Jonathon Dunn

Personal information
- Born: 4 June 1989 (age 36) Vanuatu
- Batting: Right handed
- Bowling: Right-arm medium pace

International information
- National side: Vanuatu (2005–);
- T20I debut (cap 3): 22 March 2019 v PNG
- Last T20I: 24 March 2019 v PNG
- Source: Cricinfo, 24 March 2019

= Jonathon Dunn =

Vanuatuan cricketer (born 1989)

Jonathon Dunn (born 4 June 1989) is a Vanuatuan cricketer.

Dunn was born in Vanuatu to Australian parents. He grew up speaking Bislama as his first language. He moved to Newcastle, Australia, in 2004 to attend high school, and plays grade cricket for Merewether in the Newcastle District Cricket Association.

Dunn made his senior debut for Vanuatu at the age of 16. He played in the 2010 ICC World Cricket League Division Eight and 2013 and 2015 ICC World Cricket League Division Six tournaments.

He was the vice-captain of Vanuatu's squad in the 2018 ICC World Cricket League Division Four tournament in Malaysia. In the team's final match of the tournament against Denmark he scored 86 runs off 139 balls, helping his team to an upset five-wicket victory.

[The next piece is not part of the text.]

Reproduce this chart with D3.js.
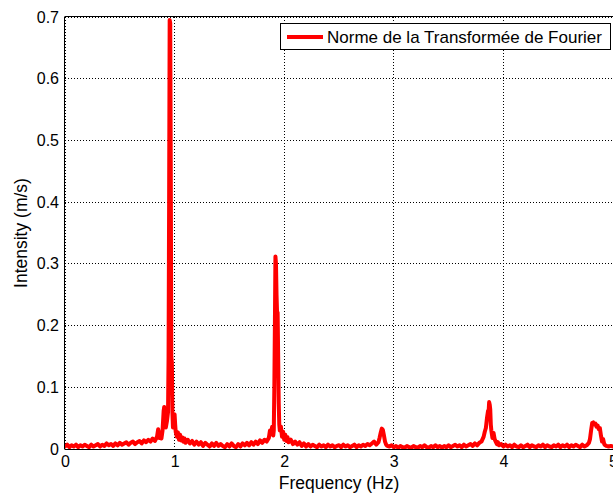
<!DOCTYPE html>
<html>
<head>
<meta charset="utf-8">
<script src="https://cdn.jsdelivr.net/npm/d3@7"></script>
<style>
html,body{margin:0;padding:0;background:#fff;overflow:hidden;}
text{font-family:"Liberation Sans",Arial,sans-serif;fill:#000;}
</style>
</head>
<body>
<svg id="chart" width="613" height="494"></svg>
<script>
// Frequency (Hz)
const freq = [
 0.00,0.02,0.04,0.06,0.08,0.10,0.12,0.14,0.16,0.18,0.20,0.22,0.24,0.26,0.28,0.30,0.32,0.34,0.36,0.38,
 0.40,0.42,0.44,0.46,0.48,0.50,0.52,0.54,0.56,0.58,0.60,0.62,0.64,0.66,0.68,0.70,0.72,0.74,0.76,0.78,
 0.80,0.82,0.84,0.85,0.86,0.87,0.88,0.89,0.90,0.905,0.91,0.92,0.93,0.94,0.945,0.95,0.955,0.96,0.965,0.97,
 0.975,0.98,0.985,0.99,1.00,1.005,1.01,1.02,1.03,1.04,1.05,1.06,1.07,1.08,1.09,1.10,1.12,1.14,1.16,1.18,
 1.20,1.22,1.24,1.26,1.28,1.30,1.32,1.34,1.36,1.38,1.40,1.42,1.44,1.46,1.48,1.50,1.52,1.54,1.56,1.58,
 1.60,1.62,1.64,1.66,1.68,1.70,1.72,1.74,1.76,1.78,1.80,1.82,1.84,1.86,1.87,1.88,1.89,1.90,1.905,1.91,
 1.915,1.92,1.925,1.93,1.935,1.94,1.945,1.95,1.955,1.96,1.97,1.98,1.99,2.00,2.01,2.02,2.03,2.04,2.06,2.08,
 2.10,2.12,2.14,2.16,2.18,2.20,2.22,2.24,2.26,2.28,2.30,2.32,2.34,2.36,2.38,2.40,2.42,2.44,2.46,2.48,
 2.50,2.52,2.54,2.56,2.58,2.60,2.62,2.64,2.66,2.68,2.70,2.72,2.74,2.76,2.78,2.80,2.82,2.84,2.86,2.87,
 2.88,2.89,2.90,2.91,2.92,2.93,2.94,2.96,2.98,3.00,3.02,3.04,3.06,3.08,3.10,3.12,3.14,3.16,3.18,3.20,
 3.22,3.24,3.26,3.28,3.30,3.32,3.34,3.36,3.38,3.40,3.42,3.44,3.46,3.48,3.50,3.52,3.54,3.56,3.58,3.60,
 3.62,3.64,3.66,3.68,3.70,3.72,3.74,3.76,3.78,3.80,3.81,3.82,3.83,3.84,3.85,3.86,3.865,3.87,3.875,3.88,
 3.885,3.89,3.895,3.90,3.91,3.92,3.93,3.94,3.95,3.96,3.98,4.00,4.02,4.04,4.06,4.08,4.10,4.12,4.14,4.16,
 4.18,4.20,4.22,4.24,4.26,4.28,4.30,4.32,4.34,4.36,4.38,4.40,4.42,4.44,4.46,4.48,4.50,4.52,4.54,4.56,
 4.58,4.60,4.62,4.64,4.66,4.68,4.70,4.72,4.74,4.76,4.78,4.79,4.80,4.81,4.82,4.83,4.84,4.85,4.86,4.87,
 4.88,4.89,4.90,4.91,4.92,4.93,4.94,4.96,4.98,5.00
];
// Intensity (m/s)
const intensity = [
 0.004,0.007,0.003,0.006,0.004,0.007,0.003,0.006,0.004,0.007,0.005,0.003,0.007,0.004,0.006,0.008,0.004,0.007,0.005,0.009,
 0.006,0.008,0.005,0.009,0.006,0.010,0.007,0.009,0.011,0.007,0.010,0.012,0.008,0.011,0.013,0.009,0.014,0.011,0.015,0.012,
 0.017,0.013,0.020,0.032,0.018,0.024,0.017,0.030,0.062,0.068,0.050,0.035,0.045,0.060,0.150,0.400,0.695,0.690,0.450,0.150,
 0.140,0.060,0.035,0.052,0.056,0.040,0.028,0.020,0.027,0.015,0.023,0.014,0.019,0.012,0.017,0.010,0.015,0.009,0.013,0.007,
 0.012,0.007,0.011,0.005,0.010,0.007,0.004,0.009,0.005,0.010,0.005,0.008,0.005,0.003,0.008,0.004,0.009,0.005,0.003,0.008,
 0.004,0.009,0.006,0.010,0.006,0.011,0.007,0.012,0.008,0.014,0.010,0.015,0.012,0.018,0.030,0.024,0.036,0.022,0.030,0.100,
 0.200,0.312,0.300,0.250,0.220,0.221,0.150,0.075,0.040,0.030,0.036,0.020,0.028,0.015,0.023,0.013,0.019,0.011,0.015,0.008,
 0.012,0.007,0.011,0.005,0.009,0.004,0.008,0.004,0.007,0.005,0.003,0.007,0.004,0.006,0.003,0.007,0.004,0.006,0.003,0.005,
 0.006,0.003,0.007,0.004,0.006,0.003,0.005,0.007,0.003,0.006,0.004,0.007,0.005,0.008,0.006,0.009,0.012,0.007,0.011,0.018,
 0.026,0.033,0.031,0.022,0.012,0.007,0.005,0.004,0.006,0.003,0.005,0.002,0.005,0.003,0.002,0.005,0.003,0.002,0.005,0.003,
 0.002,0.005,0.003,0.006,0.003,0.002,0.005,0.003,0.006,0.003,0.005,0.002,0.005,0.003,0.006,0.003,0.005,0.007,0.004,0.006,
 0.003,0.007,0.004,0.006,0.008,0.005,0.009,0.006,0.010,0.012,0.016,0.020,0.028,0.034,0.050,0.062,0.060,0.076,0.072,0.064,
 0.040,0.030,0.024,0.018,0.026,0.016,0.012,0.008,0.011,0.006,0.008,0.004,0.007,0.004,0.006,0.003,0.007,0.004,0.003,0.006,
 0.003,0.005,0.007,0.003,0.006,0.004,0.003,0.006,0.004,0.007,0.003,0.006,0.004,0.003,0.006,0.004,0.007,0.003,0.006,0.004,
 0.007,0.003,0.006,0.004,0.007,0.005,0.003,0.007,0.004,0.006,0.010,0.016,0.030,0.042,0.043,0.040,0.041,0.036,0.038,0.032,
 0.034,0.022,0.012,0.016,0.008,0.006,0.005,0.004,0.005,0.004
];
const xTicks = [0,1,2,3,4,5];
const yTicks = [0,0.1,0.2,0.3,0.4,0.5,0.6,0.7];
const xTitle = "Frequency (Hz)";
const yTitle = "Intensity (m/s)";
const seriesName = "Norme de la Transformée de Fourier";

const svg = d3.select("#chart");
const L = 65, T = 17, B = 449, R = 613;
const x = d3.scaleLinear().domain([0,5]).range([L,R]);
const y = d3.scaleLinear().domain([0,0.7]).range([B,T]);

// grid
const grid = svg.append("g");
grid.selectAll(".gx").data(xTicks).enter().append("line")
  .attr("x1",d=>x(d)).attr("x2",d=>x(d)).attr("y1",T).attr("y2",B)
  .attr("stroke","#000").attr("stroke-width",1).attr("stroke-dasharray","1,2").attr("shape-rendering","crispEdges");
grid.selectAll(".gy").data(yTicks).enter().append("line")
  .attr("x1",L).attr("x2",R).attr("y1",d=>y(d)).attr("y2",d=>y(d))
  .attr("stroke","#000").attr("stroke-width",1).attr("stroke-dasharray","1,2").attr("shape-rendering","crispEdges");

// clip
svg.append("clipPath").attr("id","clip").append("rect")
  .attr("x",L).attr("y",T-3).attr("width",R-L).attr("height",B-T+6);

const data = freq.map((f,i)=>[f,intensity[i]]);
svg.append("path").datum(data)
  .attr("clip-path","url(#clip)")
  .attr("fill","none").attr("stroke","#ff0000").attr("stroke-width",4)
  .attr("stroke-linejoin","round").attr("stroke-linecap","round")
  .attr("d",d3.line().x(d=>x(d[0])).y(d=>y(d[1])));

// axes
const xAxis = d3.axisBottom(x).tickValues(xTicks).tickSize(0).tickPadding(7).tickFormat(d3.format("d"));
const gx = svg.append("g").attr("transform",`translate(0,${B})`).call(xAxis);
gx.select(".domain").remove();
gx.selectAll("text").attr("font-size","16px").attr("font-family","Liberation Sans, Arial, sans-serif").attr("fill","#000");

const yAxis = d3.axisLeft(y).tickValues(yTicks).tickSize(0).tickPadding(6).tickFormat(d=>d===0?"0":d3.format(".1f")(d));
const gy = svg.append("g").attr("transform",`translate(${L},0)`).call(yAxis);
gy.select(".domain").remove();
gy.selectAll("text").attr("font-size","16px").attr("font-family","Liberation Sans, Arial, sans-serif").attr("fill","#000");

// box
svg.append("line").attr("x1",L).attr("x2",R).attr("y1",B+0.5).attr("y2",B+0.5).attr("stroke","#000");
svg.append("line").attr("x1",L).attr("x2",R).attr("y1",T-0.5).attr("y2",T-0.5).attr("stroke","#000");
svg.append("line").attr("x1",L-0.5).attr("x2",L-0.5).attr("y1",T-0.5).attr("y2",B+0.5).attr("stroke","#000");

// titles
svg.append("text").attr("x",(L+R)/2).attr("y",489).attr("text-anchor","middle")
  .attr("font-size","17.5px").text(xTitle);
svg.append("text").attr("transform",`translate(27,${(T+B)/2}) rotate(-90)`).attr("text-anchor","middle")
  .attr("font-size","17.5px").text(yTitle);

// legend
const lg = svg.append("g");
lg.append("rect").attr("x",280.5).attr("y",23.5).attr("width",330).attr("height",26)
  .attr("fill","#fff").attr("stroke","#000").attr("stroke-width",1);
lg.append("line").attr("x1",287).attr("x2",323).attr("y1",37).attr("y2",37)
  .attr("stroke","#ff0000").attr("stroke-width",4);
lg.append("text").attr("x",327).attr("y",43).attr("font-size","17px").text(seriesName);
</script>
</body>
</html>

In August 2018, he was named as the vice-captain of Vanuatu's squad for Group A of the 2018–19 ICC World Twenty20 East Asia-Pacific Qualifier tournament. In March 2019, he was named in the Vanuatuan squad for the Regional Finals of the 2018–19 ICC World Twenty20 East Asia-Pacific Qualifier tournament. He made his Twenty20 International (T20I) debut against Papua New Guinea on 22 March 2019.